* start DATA FOR THE TASK *

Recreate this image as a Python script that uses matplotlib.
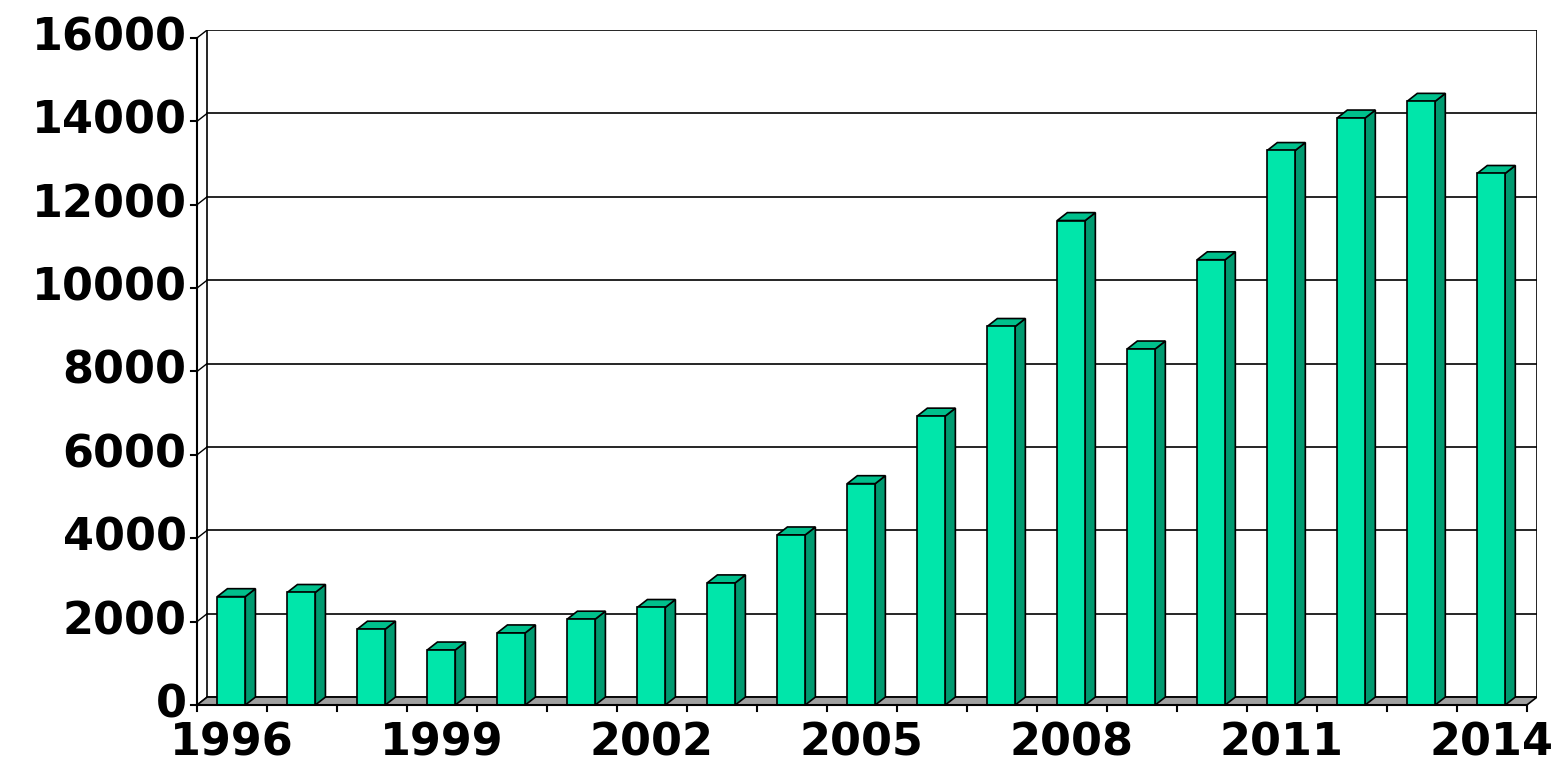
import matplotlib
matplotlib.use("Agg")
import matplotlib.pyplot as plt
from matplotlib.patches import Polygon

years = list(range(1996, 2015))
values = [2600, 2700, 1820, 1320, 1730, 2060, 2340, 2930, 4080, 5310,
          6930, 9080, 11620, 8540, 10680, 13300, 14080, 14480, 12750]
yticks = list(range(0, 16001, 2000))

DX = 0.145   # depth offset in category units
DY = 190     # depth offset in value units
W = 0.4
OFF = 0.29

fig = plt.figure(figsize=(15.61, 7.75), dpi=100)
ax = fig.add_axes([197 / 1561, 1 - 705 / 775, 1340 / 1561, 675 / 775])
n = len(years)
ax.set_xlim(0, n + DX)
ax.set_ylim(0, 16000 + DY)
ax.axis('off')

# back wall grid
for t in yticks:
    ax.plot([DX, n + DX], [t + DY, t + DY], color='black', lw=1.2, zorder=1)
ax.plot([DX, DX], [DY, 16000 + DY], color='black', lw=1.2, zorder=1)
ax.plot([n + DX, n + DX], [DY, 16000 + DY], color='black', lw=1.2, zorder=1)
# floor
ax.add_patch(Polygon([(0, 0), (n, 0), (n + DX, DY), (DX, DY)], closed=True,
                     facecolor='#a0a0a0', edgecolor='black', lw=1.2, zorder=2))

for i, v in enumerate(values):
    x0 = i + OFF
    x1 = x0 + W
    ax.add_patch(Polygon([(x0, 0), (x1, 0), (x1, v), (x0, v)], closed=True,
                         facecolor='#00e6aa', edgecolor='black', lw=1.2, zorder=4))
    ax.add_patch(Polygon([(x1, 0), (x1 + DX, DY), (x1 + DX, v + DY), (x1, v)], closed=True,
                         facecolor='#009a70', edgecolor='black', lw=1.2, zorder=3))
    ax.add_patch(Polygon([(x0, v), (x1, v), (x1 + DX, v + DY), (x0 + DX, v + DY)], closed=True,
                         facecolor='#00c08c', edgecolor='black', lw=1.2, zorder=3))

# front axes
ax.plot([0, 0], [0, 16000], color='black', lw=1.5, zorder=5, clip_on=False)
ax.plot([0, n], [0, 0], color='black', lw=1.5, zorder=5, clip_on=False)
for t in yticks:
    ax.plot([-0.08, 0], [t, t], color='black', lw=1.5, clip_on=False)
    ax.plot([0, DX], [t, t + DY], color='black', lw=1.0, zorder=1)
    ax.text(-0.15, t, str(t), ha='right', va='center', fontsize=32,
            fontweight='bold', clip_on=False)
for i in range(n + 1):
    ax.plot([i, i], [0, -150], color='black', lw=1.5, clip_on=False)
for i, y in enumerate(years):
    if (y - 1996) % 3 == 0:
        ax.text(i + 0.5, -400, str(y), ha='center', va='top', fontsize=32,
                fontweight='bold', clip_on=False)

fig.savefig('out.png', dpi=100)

* end DATA FOR THE TASK *
* start DATA FOR THE TASK *

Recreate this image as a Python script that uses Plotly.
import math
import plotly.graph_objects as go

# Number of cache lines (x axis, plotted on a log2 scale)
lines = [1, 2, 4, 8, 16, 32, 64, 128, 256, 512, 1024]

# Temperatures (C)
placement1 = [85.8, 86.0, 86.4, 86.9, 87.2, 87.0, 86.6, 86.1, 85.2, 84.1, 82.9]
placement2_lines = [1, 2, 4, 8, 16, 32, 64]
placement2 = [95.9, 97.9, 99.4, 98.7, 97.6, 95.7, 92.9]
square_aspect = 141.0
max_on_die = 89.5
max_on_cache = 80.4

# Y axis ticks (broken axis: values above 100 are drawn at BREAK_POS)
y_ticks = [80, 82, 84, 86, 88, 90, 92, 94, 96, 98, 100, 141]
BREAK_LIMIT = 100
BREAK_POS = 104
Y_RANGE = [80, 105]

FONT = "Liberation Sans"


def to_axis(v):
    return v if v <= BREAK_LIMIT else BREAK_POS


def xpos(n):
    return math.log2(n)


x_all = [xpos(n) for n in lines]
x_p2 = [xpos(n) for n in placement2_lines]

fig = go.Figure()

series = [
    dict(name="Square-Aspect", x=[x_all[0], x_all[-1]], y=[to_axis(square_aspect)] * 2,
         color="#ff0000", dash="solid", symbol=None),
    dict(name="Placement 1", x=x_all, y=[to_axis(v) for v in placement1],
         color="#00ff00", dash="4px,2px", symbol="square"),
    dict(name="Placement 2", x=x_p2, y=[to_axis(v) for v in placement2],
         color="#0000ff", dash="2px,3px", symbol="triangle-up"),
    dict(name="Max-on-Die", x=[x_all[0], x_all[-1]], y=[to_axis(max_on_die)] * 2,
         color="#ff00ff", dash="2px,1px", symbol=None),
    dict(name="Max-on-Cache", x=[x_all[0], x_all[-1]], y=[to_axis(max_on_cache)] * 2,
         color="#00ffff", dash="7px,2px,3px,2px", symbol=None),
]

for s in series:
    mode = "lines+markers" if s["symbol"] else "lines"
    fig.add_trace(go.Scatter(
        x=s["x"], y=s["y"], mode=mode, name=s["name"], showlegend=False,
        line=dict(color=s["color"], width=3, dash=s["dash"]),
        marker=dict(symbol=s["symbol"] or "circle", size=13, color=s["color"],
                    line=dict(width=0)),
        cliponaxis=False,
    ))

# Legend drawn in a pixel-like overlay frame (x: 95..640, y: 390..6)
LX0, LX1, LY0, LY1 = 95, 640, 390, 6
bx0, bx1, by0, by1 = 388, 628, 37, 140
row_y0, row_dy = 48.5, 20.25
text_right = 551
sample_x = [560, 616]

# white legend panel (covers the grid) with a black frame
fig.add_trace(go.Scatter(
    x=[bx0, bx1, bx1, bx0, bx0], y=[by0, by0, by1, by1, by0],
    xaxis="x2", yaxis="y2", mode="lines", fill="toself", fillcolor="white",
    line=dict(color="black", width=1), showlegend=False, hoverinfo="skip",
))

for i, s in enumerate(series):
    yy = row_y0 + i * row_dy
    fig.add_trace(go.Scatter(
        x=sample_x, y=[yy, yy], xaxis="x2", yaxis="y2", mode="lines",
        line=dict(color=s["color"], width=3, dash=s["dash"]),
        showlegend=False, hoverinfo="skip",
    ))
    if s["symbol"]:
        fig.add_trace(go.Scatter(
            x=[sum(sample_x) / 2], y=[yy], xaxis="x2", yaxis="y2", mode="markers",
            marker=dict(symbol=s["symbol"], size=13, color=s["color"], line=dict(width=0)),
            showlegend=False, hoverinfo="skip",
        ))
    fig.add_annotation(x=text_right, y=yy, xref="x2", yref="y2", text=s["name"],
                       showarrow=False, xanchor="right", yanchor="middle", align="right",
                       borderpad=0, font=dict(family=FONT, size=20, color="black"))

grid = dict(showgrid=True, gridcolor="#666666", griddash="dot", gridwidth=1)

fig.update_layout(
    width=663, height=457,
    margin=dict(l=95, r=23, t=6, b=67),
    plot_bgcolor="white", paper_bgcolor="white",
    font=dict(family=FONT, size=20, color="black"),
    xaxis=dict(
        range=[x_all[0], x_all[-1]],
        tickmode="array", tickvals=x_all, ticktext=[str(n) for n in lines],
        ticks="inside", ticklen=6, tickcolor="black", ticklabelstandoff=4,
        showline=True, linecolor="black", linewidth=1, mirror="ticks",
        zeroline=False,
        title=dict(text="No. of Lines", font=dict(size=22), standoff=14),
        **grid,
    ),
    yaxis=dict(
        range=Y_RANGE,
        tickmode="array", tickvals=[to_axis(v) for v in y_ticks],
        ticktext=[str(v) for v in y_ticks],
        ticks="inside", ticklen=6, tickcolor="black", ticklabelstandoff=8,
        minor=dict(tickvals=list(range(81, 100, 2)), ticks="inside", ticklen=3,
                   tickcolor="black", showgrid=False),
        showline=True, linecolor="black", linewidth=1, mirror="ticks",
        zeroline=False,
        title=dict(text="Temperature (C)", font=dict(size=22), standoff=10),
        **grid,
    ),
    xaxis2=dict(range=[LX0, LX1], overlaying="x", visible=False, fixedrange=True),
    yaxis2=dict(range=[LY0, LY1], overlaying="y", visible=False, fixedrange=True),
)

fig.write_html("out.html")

* end DATA FOR THE TASK *

■ SET PROBLEM
Transcribe only the lines above that start at the line containing "Recreate this image as a Python script that uses matplotlib." and end at the line containing "facecolor='#00c08c', edgecolor='black', lw=1.2, zorder=3))". Omit pictures.

■ COMPLETE OUTPUT
Recreate this image as a Python script that uses matplotlib.
import matplotlib
matplotlib.use("Agg")
import matplotlib.pyplot as plt
from matplotlib.patches import Polygon

years = list(range(1996, 2015))
values = [2600, 2700, 1820, 1320, 1730, 2060, 2340, 2930, 4080, 5310,
          6930, 9080, 11620, 8540, 10680, 13300, 14080, 14480, 12750]
yticks = list(range(0, 16001, 2000))

DX = 0.145   # depth offset in category units
DY = 190     # depth offset in value units
W = 0.4
OFF = 0.29

fig = plt.figure(figsize=(15.61, 7.75), dpi=100)
ax = fig.add_axes([197 / 1561, 1 - 705 / 775, 1340 / 1561, 675 / 775])
n = len(years)
ax.set_xlim(0, n + DX)
ax.set_ylim(0, 16000 + DY)
ax.axis('off')

# back wall grid
for t in yticks:
    ax.plot([DX, n + DX], [t + DY, t + DY], color='black', lw=1.2, zorder=1)
ax.plot([DX, DX], [DY, 16000 + DY], color='black', lw=1.2, zorder=1)
ax.plot([n + DX, n + DX], [DY, 16000 + DY], color='black', lw=1.2, zorder=1)
# floor
ax.add_patch(Polygon([(0, 0), (n, 0), (n + DX, DY), (DX, DY)], closed=True,
                     facecolor='#a0a0a0', edgecolor='black', lw=1.2, zorder=2))

for i, v in enumerate(values):
    x0 = i + OFF
    x1 = x0 + W
    ax.add_patch(Polygon([(x0, 0), (x1, 0), (x1, v), (x0, v)], closed=True,
                         facecolor='#00e6aa', edgecolor='black', lw=1.2, zorder=4))
    ax.add_patch(Polygon([(x1, 0), (x1 + DX, DY), (x1 + DX, v + DY), (x1, v)], closed=True,
                         facecolor='#009a70', edgecolor='black', lw=1.2, zorder=3))
    ax.add_patch(Polygon([(x0, v), (x1, v), (x1 + DX, v + DY), (x0 + DX, v + DY)], closed=True,
                         facecolor='#00c08c', edgecolor='black', lw=1.2, zorder=3))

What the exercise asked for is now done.